The wailing daughter ripped the arrow out of her flesh as she struggled to catch up with her mother. Blood diluted with cellulite oil flowed out of her wound; it ran down her leg to the heel of her Manollo Blahnik pumps and caused the soul of her foot to slip haphazardly in the shoe. She finally made it out the door, but not before leaving a trail of her quasi-liposuctioned fat, which had burst out of the arrow-hole and punctuated her steps.
The restaurant had cleared out and a large crowd had gathered on the sidewalk by the front entrance. The Argentineans heard police sirens in the distance and shrewdly dashed out the back door. The only ones left inside were myself, the bludgeoned father and Sombrero Boy, who was pouring Perrier onto the bloodstains on the father’s shirt.
"This will never come out," he moaned as he blotted a large spot on the collar. The father’s body began to go into spasms. Instead of being startled, Sombrero Boy just seemed disenchanted. He stood up and tossed the napkin he was using as a blotter on top of the convulsing body and walked toward me.
"Now where’s that precious hostess of yours," he lisped.
"She not my hostess," I said.
"Don’t be so queer."
"Actually," I said with a laugh under my breath, "I think she slipped out the back."
Red and blue police lights began to strobe through the windows; although I knew they should’ve agitated my brain in some way, I was oblivious to any pain. I stared at one of the halogens and actually wished it was a little brighter.
"Let’s go find her," said Sombrero Boy. He took me by the hand and led me out the back door just before the police entered. We walked through the alley to a parking lot across the street, where we found Victoria. She was leaning against the fender of Porsche Boxer, smoking a joint. She tossed her head back with exotic finesse and blew a silver stream of smoke up toward the stars. Sombrero Boy bowed his head to us, curtsied, then skipped off to mingle with the crowd out in front of the restaurant.

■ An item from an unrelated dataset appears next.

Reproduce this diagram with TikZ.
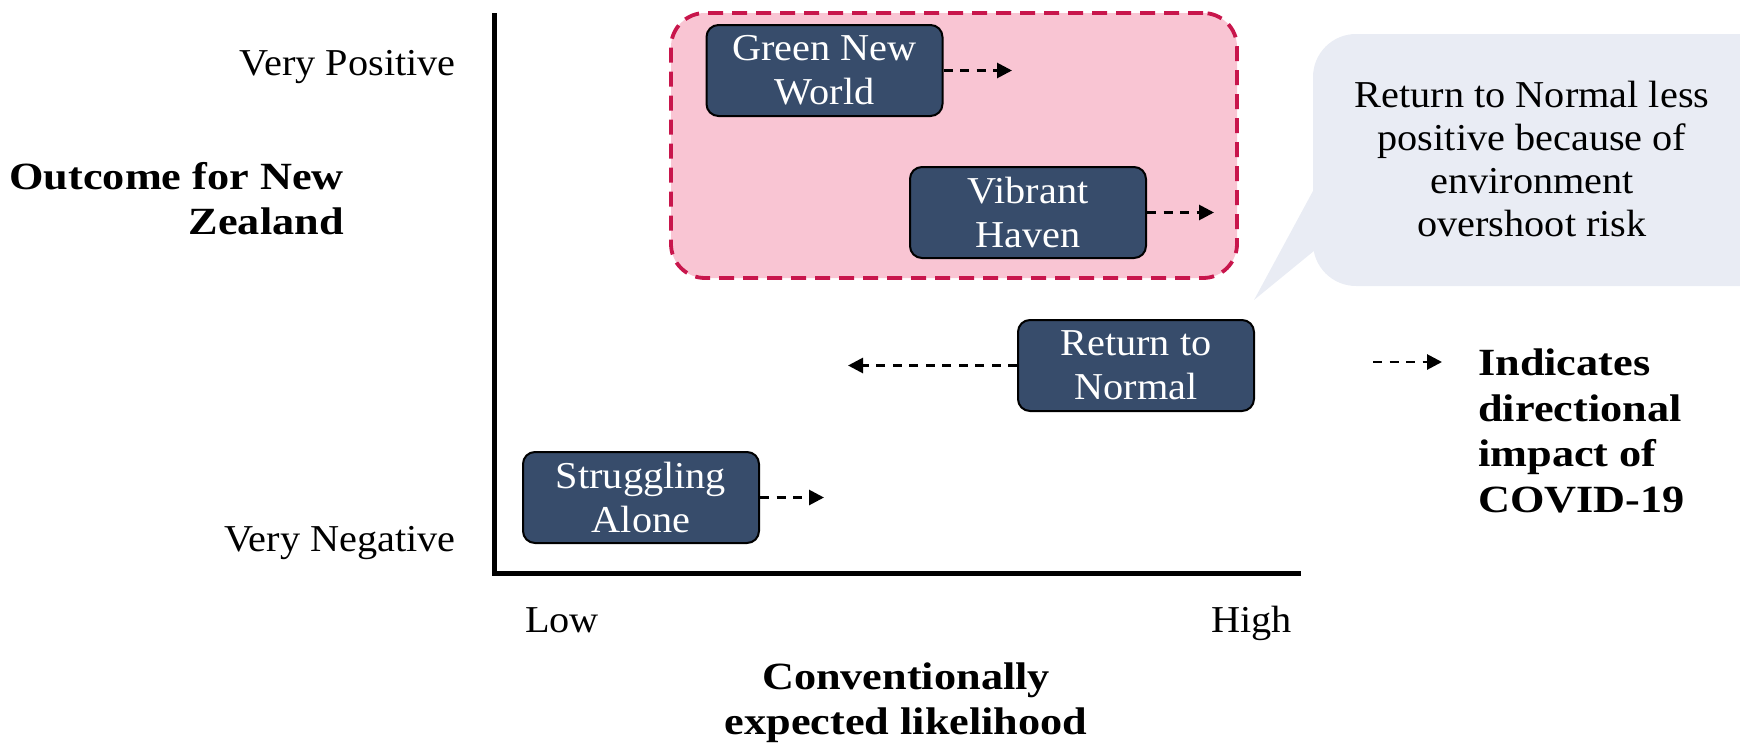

"What...the fuck...was that all about?" she asked me. I said nothing. My focus was lost in the jovialness of the crowd. Men in velvet suits were drinking champagne straight out of the bottle while cops took statements from their brassiereless dates. A Thai chef was spoon feeding shrimp dumplings to the medics as they wheeled a gurney through the front doors of the restaurant. Sombrero Boy had convinced a pair of lanky French debutantes to prop themselves up on the hood of one of the patrol cars and remove their shoes so he could massage their feet.
"Hello?" Victoria said as she waved her hand in front of my face.
I turned to her and looked straight into her eyes. "Sometimes all it takes is a different kind of light."
"You’re such a deer, dear." She laughed and mussed my hair with her hand, then passed me the joint. I took a toke, passed it back to her and then licked a dry speck of blood from my fingertip.
A long silence passed.
"Indeed, sometimes that’s all it takes," I said distractedly.
"I’ve got to spike your bitters and soda more often..." she said with a smile, but I was unable to pay much attention to her words. I was too caught up in the way the police lights were reflecting off of her teeth.